Since I’m the kind of person who likes “If you had to choose only 3 things” types of questions, I have already given this question some thought, and am prepared to answer that the following three rides are my all-time favorites:
1. Super Tibble (MTB): Tibble Fork Reservoir to Joy to Alpine Loop Summit to Mud Springs to Tibble and back to the Reservoir
2. Alpine Loop (Road): Home to Alpine Loop Summit to Cascade Springs, back to Summit, down to Provo Canyon, and then back up to the Summit and home.
3. Nebo Loop (Road): Start in Provo, go up the Payson side, down the Nephi side, and on the flats back to Provo.
Selecting this short list is a lot easier than you might suspect: these are rides that spring to mind when I think about my best biking memories. They’re my empirical favorites because, given a choice to ride and the time to do them, these are the rides I pick.
So, back to Fall Moab. For the third ride of the trip, Kenny, who in the absence of Dug was the guide for the trip, said we’d be riding a relatively new trail: Guacamole.
“Fine,” I thought. I’m happy to try new trails, though I generally don’t really enjoy them until I’ve ridden them enough to become acquainted. To know how they feel. What to expect. How long the ride is going to go, and where I need to gear myself up for a big effort.
And then something entirely unexpected happened: I loved this ride. More than loved it. I was amazed by it. Petrified wood lay about everywhere, as plentiful as sand. That, along with the rock, bush and valley below was simply beautiful. Similar in some ways to Gooseberry and Little Creek, but with its own personality.
The trail was so brilliantly considered. It was challenging, but not so challenging that it felt brutish. I’d say, in fact, that the tricky, technical sections seemed playful — as if the trail designer liked finding interesting natural features and thinking of ways to make them a part of the trail.
For example, there was a place in the trail where you’re directed to take a sharp left turn, climb to the top of a crescent-shaped fin of rock, ride along that fin, drop down the other side, and then continue along the trail. By following the trail markings here, you progress exactly no distance at all, but you do get the experience of riding your bike on the top of a crescent-shaped fin of rock.
It took me five tries to get to the top of this fin, ride along it, and drop down the other side. I was giddy when I finally got it.
Or for another example, you at one point ride up a hump of sandstone, turn gingerly right and ride off-camber around the circumference of this hump, the whole time with your left shoulder nearly touching the large boulder perched upon this hump of rock.
I got that one my first try. It was a proud moment.
Over and over, for the two or three hours we were out there, it’s just one quick up followed by a quick down. A natural skills park, carved out by erosion for kragillions of years, then cleverly and entertainingly interpreted into a mountain bike trail by trail-building geniuses.
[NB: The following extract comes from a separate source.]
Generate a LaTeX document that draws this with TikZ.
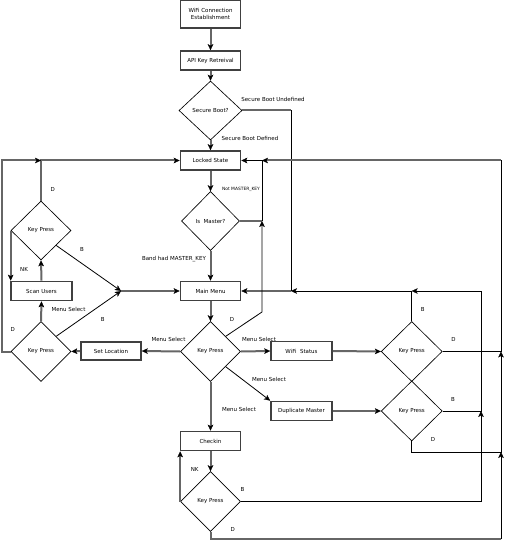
\documentclass[tikz,border=0pt]{standalone}
\usepackage{fontspec}
\setmainfont{DejaVu Sans}
\usetikzlibrary{shapes.geometric,arrows.meta}
\begin{document}
\begin{tikzpicture}[x=1pt,y=-1pt,
  txt/.style={font=\fontsize{5.5}{6.6}\selectfont},
  box/.style={txt,draw=black!75,line width=1.7pt,minimum width=60pt,minimum height=19pt,inner sep=0pt,align=center},
  dia/.style={txt,draw=black,line width=0.65pt,diamond,minimum width=60pt,minimum height=60pt,inner sep=0pt},
  gl/.style={draw=black!60,line width=2pt},
  bl/.style={draw=black,line width=0.8pt},
  arr/.style={-{Stealth[length=6pt,width=5.6pt,inset=1.5pt,line width=0.3pt,color=black]}},
  lbl/.style={txt,inner sep=0pt}
]
\useasboundingbox (0,0) rectangle (505,540);
% nodes
\node[box,minimum height=28pt] (wifi) at (210.5,14) {WiFi Connection\\Establishment};
\node[box] (api) at (210.5,60.5) {API Key Retreival};
\node[dia,minimum width=63pt,minimum height=59pt] (sb) at (210.5,110.5) {Secure Boot?};
\node[box] (lock) at (210.5,160.5) {Locked State};
\node[dia,minimum width=58pt,minimum height=59pt] (ism) at (210.5,221) {Is\ \ Master?};
\node[box] (main) at (210.5,291) {Main Menu};
\node[dia] (kpc) at (210.5,351.5) {Key Press};
\node[box,minimum height=18.5pt] (setl) at (111,351) {Set Location};
\node[dia] (kpl) at (41,351.5) {Key Press};
\node[box,minimum width=61pt] (scan) at (41.5,291) {Scan Users};
\node[dia,minimum height=59pt] (kpu) at (41,230.5) {Key Press};
\node[box,minimum width=61pt] (wst) at (301.5,351) {WiFi\ \ Status};
\node[dia,minimum width=61pt] (kpr1) at (411.7,351.5) {Key Press};
\node[box,minimum width=61pt] (dup) at (301.5,411) {Duplicate Master};
\node[dia,minimum width=61pt] (kpr2) at (411.7,411) {Key Press};
\node[box] (chk) at (210.5,441) {Checkin};
\node[dia] (kpb) at (210.5,501.5) {Key Press};
% coordinates
\coordinate (csb) at (291,110.5);
\coordinate (c1) at (291,291);
\coordinate (cNM) at (262,160.5);
\coordinate (cD1) at (262,312);
\coordinate (cD2) at (262,221);
\coordinate (cU) at (41,160.5);
\coordinate (cL1) at (1.5,351.5);
\coordinate (cL2) at (1.5,160.5);
\coordinate (cJ) at (121,291);
\coordinate (cR) at (411.7,291);
\coordinate (cB1) at (481,291);
\coordinate (cB2) at (481,411);
\coordinate (cB3) at (481,501.5);
\coordinate (cE1) at (501,351.5);
\coordinate (cE2) at (501,160.5);
\coordinate (cE3) at (501,452);
\coordinate (cE4) at (501,539);
\coordinate (cF1) at (411.7,452);
\coordinate (cF2) at (210.5,539);
% main column
\draw[gl,arr] (wifi.south) -- (api.north);
\draw[gl,arr] (api.south) -- (sb.north);
\draw[gl,arr] (sb.south) -- (lock.north);
\draw[gl,arr] (lock.south) -- (ism.north);
\draw[gl,arr] (ism.south) -- (main.north);
\draw[gl,arr] (main.south) -- (kpc.north);
\draw[gl,arr] (kpc.south) -- (chk.north);
\draw[gl,arr] (chk.south) -- (kpb.north);
% secure boot undefined
\draw[gl] (sb.east) -- (csb);
\draw[bl] (csb) -- (c1);
\draw[gl,arr] (c1) -- (main.east);
% not master key
\draw[gl] (ism.east) -- (cD2);
\draw[bl,arr] (cD2) -- (cNM) -- (lock.east);
% center key press
\draw[bl,arr] (kpc.north east) -- (cD1) -- (cD2);
\draw[gl,arr] (kpc.west) -- (setl.east);
\draw[gl,arr] (kpc.east) -- (wst.west);
\draw[bl,arr] (kpc.south east) -- (dup.north west);
% left side
\draw[gl,arr] (setl.west) -- (kpl.east);
\draw[gl,arr] (kpl.north) -- (scan.south);
\draw[gl,arr] (scan.north) -- (kpu.south);
\draw[gl,arr] (kpu.west) -- (kpu.west |- scan.north);
\draw[gl,arr] (kpu.north) -- (cU) -- (lock.west);
\draw[gl,arr] (kpl.west) -- (cL1) -- (cL2) -- (cU);
\draw[bl,arr] (kpu.south east) -- (cJ);
\draw[bl,arr] (kpl.north east) -- (cJ);
\draw[gl,arr] (cJ) -- (main.west);
% right side
\draw[gl,arr] (wst.east) -- (kpr1.west);
\draw[gl,arr] (dup.east) -- (kpr2.west);
\draw[bl,arr] (kpr1.north) -- (cR) -- (c1);
\draw[bl,arr] (kpr2.east) -- (cB2) -- (cB1) -- (cR);
\draw[bl,arr] (kpb.east) -- (cB3) -- (cB2);
\draw[bl] (kpr1.east) -- (cE1) -- (cE2);
\draw[gl,arr] (cE2) -- (cNM);
\draw[bl,arr] (kpr2.south) -- (cF1) -- (cE3) -- (cE1);
\draw[gl] (kpb.south) -- (cF2) -- (cE4);
\draw[bl,arr] (cE4) -- (cE3);
\draw[gl,arr] (kpb.west) -- (kpb.west |- chk.south);
% labels
\node[lbl] (lsbu) at (273,99) {Secure Boot Undefined};
\node[lbl] (lsbd) at (250,138) {Secure Boot Defined};
\node[lbl,font=\fontsize{4.4}{5}\selectfont] (lnm) at (241,189) {Not MASTER\_KEY};
\node[lbl] (lbm) at (174,259) {Band had MASTER\_KEY};
\node[lbl] (ld1) at (232,319) {D};
\node[lbl] (lms1) at (168.5,339) {Menu Select};
\node[lbl] (lms2) at (259,339) {Menu Select};
\node[lbl] (lms3) at (269,379) {Menu Select};
\node[lbl] (lms4) at (239,409) {Menu Select};
\node[lbl] (lms5) at (68.5,309) {Menu Select};
\node[lbl] (lnk1) at (24,269) {NK};
\node[lbl] (ld2) at (52.7,189) {D};
\node[lbl] (lb1) at (82,249) {B};
\node[lbl] (ld3) at (12.7,329) {D};
\node[lbl] (lb2) at (102.7,319) {B};
\node[lbl] (lb3) at (422.7,309) {B};
\node[lbl] (ld4) at (453.5,339) {D};
\node[lbl] (lb4) at (453,399) {B};
\node[lbl] (ld5) at (433,439) {D};
\node[lbl] (lnk2) at (194.7,469) {NK};
\node[lbl] (lb5) at (242.5,489) {B};
\node[lbl] (ld6) at (232.7,529) {D};
\end{tikzpicture}
\end{document}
It’s a beautiful, remarkable, entertaining trail. If you mountain bike and you’re anywhere near St. George, UT, you must ride it.
So after riding Guacamole just once, I’ve since found myself thinking about it constantly. I’ve got to get out there and ride it again. Soon. This time with a helmet cam running (I actually had planned to ride with a helmet cam the first time I rode this trail, but the camera didn’t work — one of a long line of expensive things broken during this trip).
Because I have a question. It’s a question that I can’t answer yet; one ride is not enough — nowhere near enough — to make this kind of judgement.
But still, I can’t help but wonder: Is Guacamole destined to break into my top 3 favorite all-time rides?